A few questions (I went through your website and docs, but here I am):

- How do you handle secrets that the clients might need to share with your service, like Apikeys or Access/SecretKeys?

- Do you also push logs to the customers in addition to them pulling it from your endpoints / UI?

- A bit curious about your logging, monitoring, and alerting infrastructure-- Is it ran on top of CloudWatch or Prometheus or Loggly or Elasticsearch or Lightstep or...?

- Do you support proxying http/REST APIs only?

https://autocode.stdlib.com/ which was discussed a few weeks ago here looks, to me, like a good addition to what you're building.

cameroncooper · on Feb 18, 2020

Thanks for sharing your experience. We love GLA as well.

Great questions.

- For sensitive fields that you do not want retained or searchable, we can mask them out.

- We don't currently have integrations to push our logs to another service, but this is a good use case for us and it's on our near term roadmap.

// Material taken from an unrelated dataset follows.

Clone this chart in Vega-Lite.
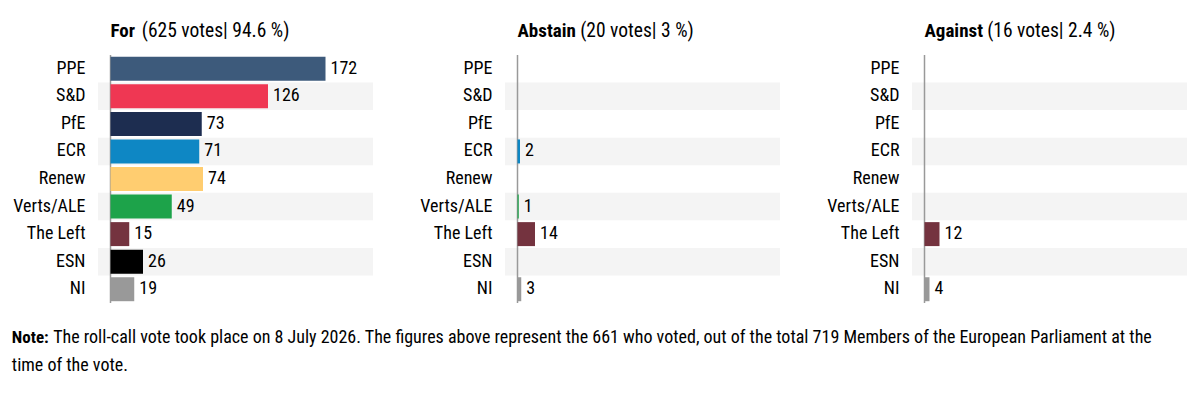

- We use Elasticsearch in the product, but we also use CloudWatch extensively for our own operations.

- Right now we only support proxying HTTP requests, but are open to supporting other protocols.

ignoramous · on Feb 18, 2020

Thanks a lot, Cameron. I'll watch this space [0] as you continue to add features and improve upon efficiency to pass on the cost savings to your customers :) All the best!

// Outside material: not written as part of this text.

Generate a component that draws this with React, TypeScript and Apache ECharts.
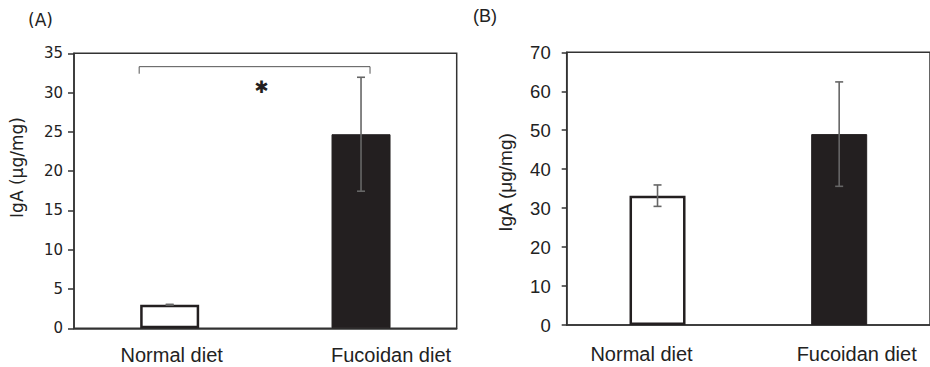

[0] I'd have opted for a newsletter, but I couldn't find any sign-ups forms for it.

notlukesky · on Feb 19, 2020

Is there an SLA roadmap?

derricgilling · on Feb 18, 2020

We at Moesif (https://www.moesif.com/solutions/track-third-party-api) released a similar tool in 2017 and found that many of our customers including Deloitte, UPS, Snap Kitchen, iFit, and Trung's previous company, Snap Kitchen were looking for a way to track APIs without the complexity of a full service mesh like Envoy. Especially if you're hosted in something that cannot run an on-prem service mesh or gateway.

We're a little different in that we also support agent-based rather than just proxy. Meaning we have an SDK that sits out-of-band.